• What is required: Copy exactly, leaving out every image, the lines from the one with "Write the Plotly.js code for this chart." through the one with "7.9, 4.8, 7.7];", inclusive.

• Excerpted records:
□ □ □

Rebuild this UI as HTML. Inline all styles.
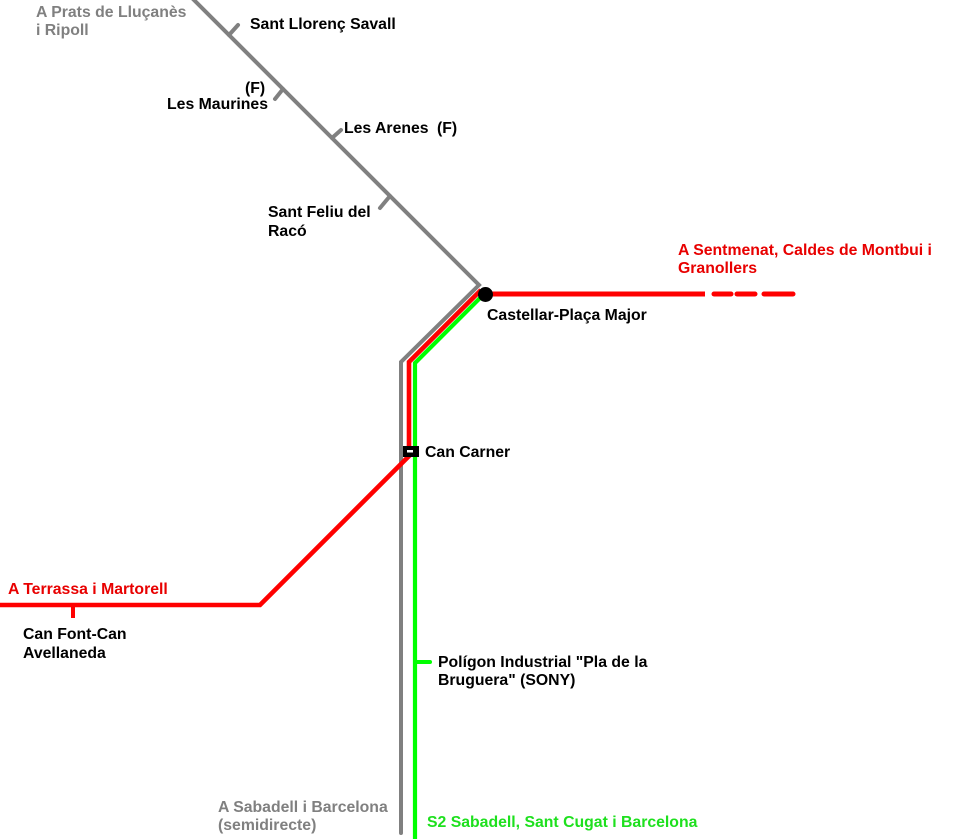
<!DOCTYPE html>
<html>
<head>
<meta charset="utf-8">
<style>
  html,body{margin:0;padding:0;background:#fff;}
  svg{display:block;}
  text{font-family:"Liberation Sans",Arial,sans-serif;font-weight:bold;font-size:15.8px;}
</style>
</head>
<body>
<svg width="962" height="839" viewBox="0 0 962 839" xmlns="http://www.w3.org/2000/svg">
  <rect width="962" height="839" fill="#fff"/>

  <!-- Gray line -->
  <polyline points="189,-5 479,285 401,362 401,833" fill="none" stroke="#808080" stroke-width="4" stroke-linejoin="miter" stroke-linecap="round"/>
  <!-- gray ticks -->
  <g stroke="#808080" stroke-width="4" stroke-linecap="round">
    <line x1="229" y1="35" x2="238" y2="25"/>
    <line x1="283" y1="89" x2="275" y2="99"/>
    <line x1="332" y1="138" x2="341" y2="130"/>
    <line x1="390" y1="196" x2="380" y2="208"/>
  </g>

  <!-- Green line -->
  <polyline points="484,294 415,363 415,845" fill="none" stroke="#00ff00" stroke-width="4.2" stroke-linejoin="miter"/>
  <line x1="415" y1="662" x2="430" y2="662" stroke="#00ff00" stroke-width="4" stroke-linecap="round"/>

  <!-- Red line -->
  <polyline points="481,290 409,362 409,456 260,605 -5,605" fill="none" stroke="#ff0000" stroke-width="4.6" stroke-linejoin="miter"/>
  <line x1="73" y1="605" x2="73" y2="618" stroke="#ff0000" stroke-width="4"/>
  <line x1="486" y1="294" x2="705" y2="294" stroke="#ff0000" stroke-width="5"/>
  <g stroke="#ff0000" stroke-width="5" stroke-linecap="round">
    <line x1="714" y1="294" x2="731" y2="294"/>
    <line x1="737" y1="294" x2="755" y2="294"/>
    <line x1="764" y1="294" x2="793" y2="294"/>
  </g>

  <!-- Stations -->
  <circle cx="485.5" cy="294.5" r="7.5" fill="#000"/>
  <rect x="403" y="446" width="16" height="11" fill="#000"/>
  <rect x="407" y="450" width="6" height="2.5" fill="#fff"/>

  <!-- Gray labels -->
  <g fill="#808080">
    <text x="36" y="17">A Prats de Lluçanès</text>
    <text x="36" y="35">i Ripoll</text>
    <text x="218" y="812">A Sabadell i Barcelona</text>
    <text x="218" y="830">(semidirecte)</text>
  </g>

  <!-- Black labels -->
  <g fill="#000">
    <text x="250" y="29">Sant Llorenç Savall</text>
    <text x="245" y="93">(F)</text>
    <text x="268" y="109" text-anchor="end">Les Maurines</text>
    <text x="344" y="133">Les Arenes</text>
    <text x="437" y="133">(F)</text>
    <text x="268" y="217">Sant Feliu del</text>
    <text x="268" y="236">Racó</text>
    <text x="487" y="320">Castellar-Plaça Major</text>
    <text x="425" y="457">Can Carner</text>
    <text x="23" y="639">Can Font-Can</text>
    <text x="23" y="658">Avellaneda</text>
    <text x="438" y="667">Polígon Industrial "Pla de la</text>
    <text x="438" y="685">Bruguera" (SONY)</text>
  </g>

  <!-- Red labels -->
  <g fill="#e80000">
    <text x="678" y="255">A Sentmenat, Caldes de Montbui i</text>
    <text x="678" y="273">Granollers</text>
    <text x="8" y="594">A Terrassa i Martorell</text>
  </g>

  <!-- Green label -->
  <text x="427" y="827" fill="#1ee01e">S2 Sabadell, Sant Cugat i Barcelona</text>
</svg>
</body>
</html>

□ □ □

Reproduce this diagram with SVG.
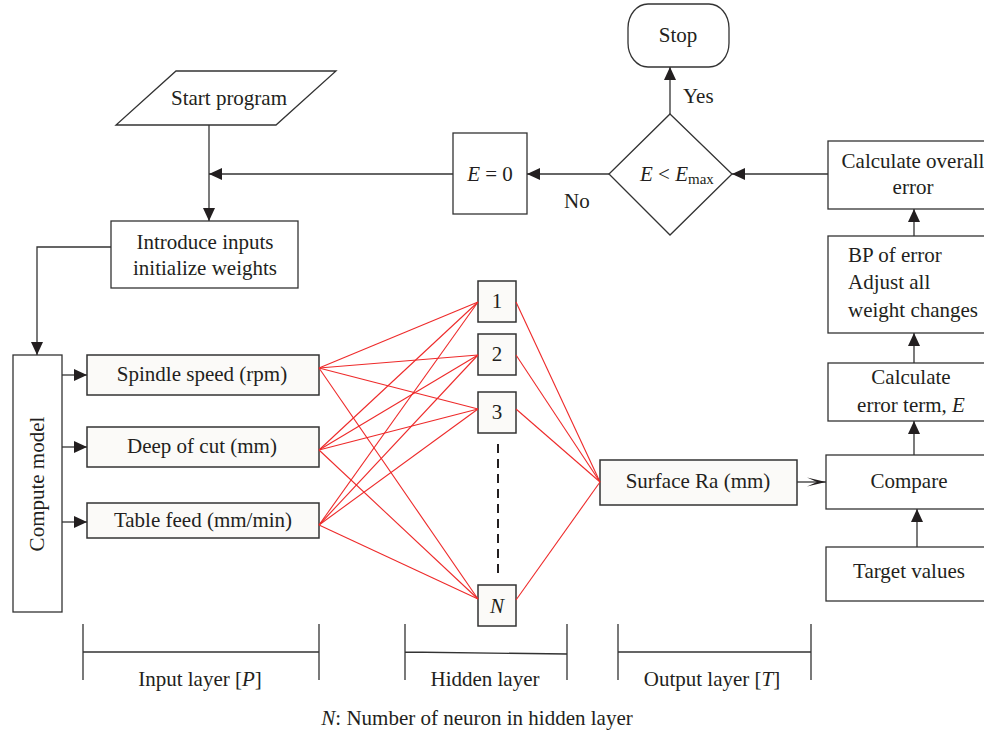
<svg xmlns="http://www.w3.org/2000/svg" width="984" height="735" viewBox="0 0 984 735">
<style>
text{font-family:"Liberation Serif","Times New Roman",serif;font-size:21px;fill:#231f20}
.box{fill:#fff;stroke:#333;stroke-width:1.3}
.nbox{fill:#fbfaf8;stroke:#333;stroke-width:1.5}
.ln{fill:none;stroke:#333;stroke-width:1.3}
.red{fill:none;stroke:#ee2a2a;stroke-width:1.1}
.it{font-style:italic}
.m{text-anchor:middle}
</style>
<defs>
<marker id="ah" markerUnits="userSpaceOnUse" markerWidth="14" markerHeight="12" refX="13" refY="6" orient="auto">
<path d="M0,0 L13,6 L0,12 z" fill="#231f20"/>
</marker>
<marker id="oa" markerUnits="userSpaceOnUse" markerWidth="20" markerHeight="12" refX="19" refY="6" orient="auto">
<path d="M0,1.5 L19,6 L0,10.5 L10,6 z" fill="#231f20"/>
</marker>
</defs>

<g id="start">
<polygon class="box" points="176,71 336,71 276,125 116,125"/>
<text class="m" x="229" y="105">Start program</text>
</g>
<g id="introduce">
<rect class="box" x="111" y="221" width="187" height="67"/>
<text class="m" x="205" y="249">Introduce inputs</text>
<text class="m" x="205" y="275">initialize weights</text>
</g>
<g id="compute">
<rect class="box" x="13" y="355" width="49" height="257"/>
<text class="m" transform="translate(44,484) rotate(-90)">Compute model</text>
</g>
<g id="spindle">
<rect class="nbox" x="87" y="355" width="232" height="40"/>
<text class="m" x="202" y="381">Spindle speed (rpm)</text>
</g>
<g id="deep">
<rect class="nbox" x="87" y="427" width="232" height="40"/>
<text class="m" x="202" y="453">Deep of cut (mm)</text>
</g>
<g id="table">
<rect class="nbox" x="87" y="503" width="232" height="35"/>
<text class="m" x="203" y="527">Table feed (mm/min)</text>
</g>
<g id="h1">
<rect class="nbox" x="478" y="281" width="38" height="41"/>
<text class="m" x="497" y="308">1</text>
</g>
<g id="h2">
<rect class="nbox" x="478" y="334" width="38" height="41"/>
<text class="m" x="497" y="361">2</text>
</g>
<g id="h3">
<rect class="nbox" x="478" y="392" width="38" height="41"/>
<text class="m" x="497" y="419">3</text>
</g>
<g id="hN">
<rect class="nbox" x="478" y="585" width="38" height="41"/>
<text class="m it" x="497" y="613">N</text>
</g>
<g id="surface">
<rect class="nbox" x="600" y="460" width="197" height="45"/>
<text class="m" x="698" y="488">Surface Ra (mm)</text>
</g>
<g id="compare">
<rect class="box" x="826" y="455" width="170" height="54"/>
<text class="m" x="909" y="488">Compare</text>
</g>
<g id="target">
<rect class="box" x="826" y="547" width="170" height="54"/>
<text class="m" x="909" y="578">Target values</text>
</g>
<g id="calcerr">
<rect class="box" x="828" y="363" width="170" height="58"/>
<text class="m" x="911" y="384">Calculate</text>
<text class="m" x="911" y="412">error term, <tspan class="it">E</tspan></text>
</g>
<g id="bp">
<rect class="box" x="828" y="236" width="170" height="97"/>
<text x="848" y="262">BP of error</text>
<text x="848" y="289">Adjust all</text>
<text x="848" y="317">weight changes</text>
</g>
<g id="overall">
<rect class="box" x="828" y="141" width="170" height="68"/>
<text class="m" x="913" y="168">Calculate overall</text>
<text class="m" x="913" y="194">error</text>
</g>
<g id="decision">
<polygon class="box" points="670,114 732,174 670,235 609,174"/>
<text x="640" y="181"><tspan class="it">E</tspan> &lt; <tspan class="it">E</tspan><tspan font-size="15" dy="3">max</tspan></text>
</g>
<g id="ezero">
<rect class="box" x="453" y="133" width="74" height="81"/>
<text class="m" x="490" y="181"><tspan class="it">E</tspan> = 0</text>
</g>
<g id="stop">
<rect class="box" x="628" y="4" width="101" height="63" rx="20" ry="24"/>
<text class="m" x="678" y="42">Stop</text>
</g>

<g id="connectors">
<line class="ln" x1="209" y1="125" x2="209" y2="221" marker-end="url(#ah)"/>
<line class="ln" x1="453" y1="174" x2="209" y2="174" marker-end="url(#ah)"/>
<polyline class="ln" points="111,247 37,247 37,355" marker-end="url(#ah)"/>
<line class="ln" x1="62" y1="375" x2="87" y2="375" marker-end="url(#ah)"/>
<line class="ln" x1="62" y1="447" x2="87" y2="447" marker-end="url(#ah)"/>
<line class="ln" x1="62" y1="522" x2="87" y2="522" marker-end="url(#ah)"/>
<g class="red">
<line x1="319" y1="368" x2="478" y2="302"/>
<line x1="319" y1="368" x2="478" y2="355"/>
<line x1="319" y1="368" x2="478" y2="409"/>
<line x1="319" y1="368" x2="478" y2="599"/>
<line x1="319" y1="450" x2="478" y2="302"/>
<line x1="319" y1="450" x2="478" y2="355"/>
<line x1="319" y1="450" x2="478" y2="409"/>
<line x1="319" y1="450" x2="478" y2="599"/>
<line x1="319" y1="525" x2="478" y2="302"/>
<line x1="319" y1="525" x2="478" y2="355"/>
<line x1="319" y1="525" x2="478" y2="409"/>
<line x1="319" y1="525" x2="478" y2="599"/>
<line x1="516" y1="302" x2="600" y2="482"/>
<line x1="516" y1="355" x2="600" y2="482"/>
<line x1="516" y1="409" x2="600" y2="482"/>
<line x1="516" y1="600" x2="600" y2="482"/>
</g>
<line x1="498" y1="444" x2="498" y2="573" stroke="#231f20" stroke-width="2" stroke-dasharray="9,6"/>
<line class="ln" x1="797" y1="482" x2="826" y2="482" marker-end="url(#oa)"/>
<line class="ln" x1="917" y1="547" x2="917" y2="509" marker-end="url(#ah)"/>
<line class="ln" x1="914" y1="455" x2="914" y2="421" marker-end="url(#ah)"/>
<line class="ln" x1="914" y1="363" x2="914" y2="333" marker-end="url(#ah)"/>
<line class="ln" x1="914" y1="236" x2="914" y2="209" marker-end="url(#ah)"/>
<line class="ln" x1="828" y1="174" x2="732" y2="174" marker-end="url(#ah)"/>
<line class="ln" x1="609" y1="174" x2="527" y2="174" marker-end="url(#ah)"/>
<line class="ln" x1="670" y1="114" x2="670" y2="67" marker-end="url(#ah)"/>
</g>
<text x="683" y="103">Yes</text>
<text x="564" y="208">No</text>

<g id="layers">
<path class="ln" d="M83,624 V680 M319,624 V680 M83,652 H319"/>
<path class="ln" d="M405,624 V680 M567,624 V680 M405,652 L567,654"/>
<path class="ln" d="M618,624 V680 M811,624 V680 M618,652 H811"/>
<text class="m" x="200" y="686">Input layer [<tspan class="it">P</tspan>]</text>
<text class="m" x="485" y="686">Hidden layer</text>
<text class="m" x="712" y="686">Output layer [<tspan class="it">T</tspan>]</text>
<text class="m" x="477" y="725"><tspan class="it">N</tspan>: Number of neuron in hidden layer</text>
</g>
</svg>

□ □ □

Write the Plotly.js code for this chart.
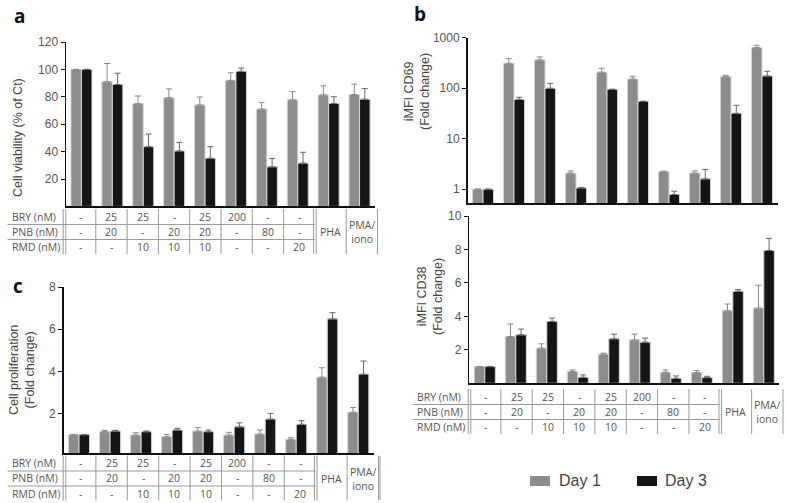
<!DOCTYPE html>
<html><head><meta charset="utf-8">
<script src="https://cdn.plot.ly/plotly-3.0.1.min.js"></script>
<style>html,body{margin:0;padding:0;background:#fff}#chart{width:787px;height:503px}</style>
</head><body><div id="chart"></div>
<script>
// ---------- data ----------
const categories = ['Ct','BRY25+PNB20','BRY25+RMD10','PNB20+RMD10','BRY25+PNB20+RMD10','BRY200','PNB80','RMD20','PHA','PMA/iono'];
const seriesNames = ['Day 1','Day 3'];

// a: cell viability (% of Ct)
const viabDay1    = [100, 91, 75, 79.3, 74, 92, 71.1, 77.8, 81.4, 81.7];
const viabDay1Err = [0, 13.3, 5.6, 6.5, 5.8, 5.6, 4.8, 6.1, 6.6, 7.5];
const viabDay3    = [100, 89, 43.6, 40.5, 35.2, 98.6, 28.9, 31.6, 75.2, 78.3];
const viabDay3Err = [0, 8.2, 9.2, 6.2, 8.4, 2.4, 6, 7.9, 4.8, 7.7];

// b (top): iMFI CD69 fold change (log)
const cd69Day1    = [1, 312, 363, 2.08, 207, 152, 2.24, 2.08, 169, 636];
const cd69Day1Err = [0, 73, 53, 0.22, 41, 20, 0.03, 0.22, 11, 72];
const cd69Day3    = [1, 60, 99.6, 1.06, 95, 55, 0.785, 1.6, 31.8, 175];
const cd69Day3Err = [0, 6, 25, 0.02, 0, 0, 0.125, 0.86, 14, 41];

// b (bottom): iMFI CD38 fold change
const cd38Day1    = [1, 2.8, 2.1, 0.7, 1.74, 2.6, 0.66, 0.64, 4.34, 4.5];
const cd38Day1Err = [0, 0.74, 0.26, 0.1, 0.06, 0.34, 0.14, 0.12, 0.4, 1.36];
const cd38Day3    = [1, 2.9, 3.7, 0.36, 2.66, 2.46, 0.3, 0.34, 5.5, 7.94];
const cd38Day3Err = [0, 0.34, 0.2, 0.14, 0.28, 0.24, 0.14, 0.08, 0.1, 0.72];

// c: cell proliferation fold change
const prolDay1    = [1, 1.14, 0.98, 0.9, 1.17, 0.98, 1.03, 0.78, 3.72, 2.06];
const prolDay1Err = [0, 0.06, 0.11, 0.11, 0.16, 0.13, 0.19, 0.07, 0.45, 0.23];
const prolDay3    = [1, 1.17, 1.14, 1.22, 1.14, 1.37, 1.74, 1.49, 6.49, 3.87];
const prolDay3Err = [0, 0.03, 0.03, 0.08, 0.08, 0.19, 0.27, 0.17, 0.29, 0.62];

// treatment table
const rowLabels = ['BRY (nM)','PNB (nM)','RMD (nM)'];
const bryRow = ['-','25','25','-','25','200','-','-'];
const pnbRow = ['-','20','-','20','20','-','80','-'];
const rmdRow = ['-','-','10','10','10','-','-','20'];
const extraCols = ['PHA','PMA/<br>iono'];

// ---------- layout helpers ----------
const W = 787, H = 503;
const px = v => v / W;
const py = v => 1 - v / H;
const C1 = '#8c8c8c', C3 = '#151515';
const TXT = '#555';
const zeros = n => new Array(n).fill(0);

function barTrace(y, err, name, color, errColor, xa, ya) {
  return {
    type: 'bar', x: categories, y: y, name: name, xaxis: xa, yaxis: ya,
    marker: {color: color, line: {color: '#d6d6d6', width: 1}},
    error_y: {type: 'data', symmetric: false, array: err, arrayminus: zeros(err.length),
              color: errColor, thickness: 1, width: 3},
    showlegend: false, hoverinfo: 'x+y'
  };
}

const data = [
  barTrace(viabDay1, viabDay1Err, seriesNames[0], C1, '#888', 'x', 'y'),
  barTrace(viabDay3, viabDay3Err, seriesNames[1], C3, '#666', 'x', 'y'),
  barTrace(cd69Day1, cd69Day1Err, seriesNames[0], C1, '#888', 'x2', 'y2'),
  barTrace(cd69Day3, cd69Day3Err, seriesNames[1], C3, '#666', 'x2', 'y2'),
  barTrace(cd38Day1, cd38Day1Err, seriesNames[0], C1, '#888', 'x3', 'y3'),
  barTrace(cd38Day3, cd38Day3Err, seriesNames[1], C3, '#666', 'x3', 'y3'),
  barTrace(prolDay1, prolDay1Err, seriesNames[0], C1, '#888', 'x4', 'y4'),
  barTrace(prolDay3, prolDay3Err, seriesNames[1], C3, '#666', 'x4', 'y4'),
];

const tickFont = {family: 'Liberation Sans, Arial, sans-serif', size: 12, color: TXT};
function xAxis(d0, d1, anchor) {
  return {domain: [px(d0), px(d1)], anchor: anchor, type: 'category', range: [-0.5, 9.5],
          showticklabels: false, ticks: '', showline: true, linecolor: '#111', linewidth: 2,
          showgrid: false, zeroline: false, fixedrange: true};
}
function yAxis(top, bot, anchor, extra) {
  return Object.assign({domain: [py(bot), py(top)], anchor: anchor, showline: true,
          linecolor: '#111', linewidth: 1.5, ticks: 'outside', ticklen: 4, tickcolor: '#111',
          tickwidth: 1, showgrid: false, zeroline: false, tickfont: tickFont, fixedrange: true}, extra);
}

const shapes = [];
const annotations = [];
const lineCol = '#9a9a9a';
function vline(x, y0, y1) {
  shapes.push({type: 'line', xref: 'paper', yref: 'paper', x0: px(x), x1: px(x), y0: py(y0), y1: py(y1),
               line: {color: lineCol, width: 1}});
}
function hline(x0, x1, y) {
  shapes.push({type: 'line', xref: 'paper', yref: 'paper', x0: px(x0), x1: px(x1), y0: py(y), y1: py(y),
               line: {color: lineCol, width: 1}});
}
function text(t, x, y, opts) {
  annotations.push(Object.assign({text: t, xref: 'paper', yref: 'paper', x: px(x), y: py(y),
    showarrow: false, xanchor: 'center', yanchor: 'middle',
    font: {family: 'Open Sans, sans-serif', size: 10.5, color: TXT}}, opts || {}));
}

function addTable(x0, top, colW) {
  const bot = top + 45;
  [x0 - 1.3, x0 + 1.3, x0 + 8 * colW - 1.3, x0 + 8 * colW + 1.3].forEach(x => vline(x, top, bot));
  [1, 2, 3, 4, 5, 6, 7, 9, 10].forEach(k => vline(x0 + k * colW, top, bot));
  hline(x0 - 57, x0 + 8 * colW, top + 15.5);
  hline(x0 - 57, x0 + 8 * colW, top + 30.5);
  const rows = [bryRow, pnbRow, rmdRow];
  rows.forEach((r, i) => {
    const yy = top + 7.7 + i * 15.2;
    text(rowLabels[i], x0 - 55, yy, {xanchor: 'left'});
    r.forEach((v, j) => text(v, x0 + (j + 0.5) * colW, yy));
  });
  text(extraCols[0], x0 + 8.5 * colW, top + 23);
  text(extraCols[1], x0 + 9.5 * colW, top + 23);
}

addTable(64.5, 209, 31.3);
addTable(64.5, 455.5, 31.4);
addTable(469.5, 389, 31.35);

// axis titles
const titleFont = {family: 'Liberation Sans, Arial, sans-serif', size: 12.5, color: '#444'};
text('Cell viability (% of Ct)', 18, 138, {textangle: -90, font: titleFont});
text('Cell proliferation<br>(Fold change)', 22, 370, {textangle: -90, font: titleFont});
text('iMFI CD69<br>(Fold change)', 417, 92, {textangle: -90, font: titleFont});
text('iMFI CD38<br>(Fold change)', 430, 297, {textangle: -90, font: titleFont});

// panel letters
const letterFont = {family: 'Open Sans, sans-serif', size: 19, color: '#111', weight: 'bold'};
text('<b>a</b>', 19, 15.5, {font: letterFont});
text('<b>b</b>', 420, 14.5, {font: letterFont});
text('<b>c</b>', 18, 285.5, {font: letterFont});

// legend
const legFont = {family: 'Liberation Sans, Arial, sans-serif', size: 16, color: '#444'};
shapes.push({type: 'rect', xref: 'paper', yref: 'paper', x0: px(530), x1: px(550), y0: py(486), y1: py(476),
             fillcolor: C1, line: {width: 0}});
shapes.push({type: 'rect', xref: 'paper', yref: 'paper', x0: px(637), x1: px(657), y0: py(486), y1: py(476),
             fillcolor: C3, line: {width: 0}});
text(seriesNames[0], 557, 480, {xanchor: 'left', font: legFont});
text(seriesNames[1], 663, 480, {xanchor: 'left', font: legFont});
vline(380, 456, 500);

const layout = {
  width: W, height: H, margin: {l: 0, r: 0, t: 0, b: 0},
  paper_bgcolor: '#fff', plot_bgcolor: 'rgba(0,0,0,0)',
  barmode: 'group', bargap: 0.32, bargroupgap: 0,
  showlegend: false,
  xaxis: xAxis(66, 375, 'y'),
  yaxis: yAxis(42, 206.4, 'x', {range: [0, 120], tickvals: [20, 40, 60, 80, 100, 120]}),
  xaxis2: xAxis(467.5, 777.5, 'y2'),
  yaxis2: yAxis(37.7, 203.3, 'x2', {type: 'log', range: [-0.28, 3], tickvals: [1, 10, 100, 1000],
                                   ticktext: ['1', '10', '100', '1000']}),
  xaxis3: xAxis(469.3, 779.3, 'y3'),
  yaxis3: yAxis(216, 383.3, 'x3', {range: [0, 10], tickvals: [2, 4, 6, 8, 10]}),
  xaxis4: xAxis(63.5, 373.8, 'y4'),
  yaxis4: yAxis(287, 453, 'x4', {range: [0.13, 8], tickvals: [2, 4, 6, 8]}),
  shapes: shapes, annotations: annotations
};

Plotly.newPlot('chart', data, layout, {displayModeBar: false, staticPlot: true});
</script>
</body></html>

□ □ □

• Result for this task:
Write the Plotly.js code for this chart.
<!DOCTYPE html>
<html><head><meta charset="utf-8">
<script src="https://cdn.plot.ly/plotly-3.0.1.min.js"></script>
<style>html,body{margin:0;padding:0;background:#fff}#chart{width:787px;height:503px}</style>
</head><body><div id="chart"></div>
<script>
// ---------- data ----------
const categories = ['Ct','BRY25+PNB20','BRY25+RMD10','PNB20+RMD10','BRY25+PNB20+RMD10','BRY200','PNB80','RMD20','PHA','PMA/iono'];
const seriesNames = ['Day 1','Day 3'];

// a: cell viability (% of Ct)
const viabDay1    = [100, 91, 75, 79.3, 74, 92, 71.1, 77.8, 81.4, 81.7];
const viabDay1Err = [0, 13.3, 5.6, 6.5, 5.8, 5.6, 4.8, 6.1, 6.6, 7.5];
const viabDay3    = [100, 89, 43.6, 40.5, 35.2, 98.6, 28.9, 31.6, 75.2, 78.3];
const viabDay3Err = [0, 8.2, 9.2, 6.2, 8.4, 2.4, 6, 7.9, 4.8, 7.7];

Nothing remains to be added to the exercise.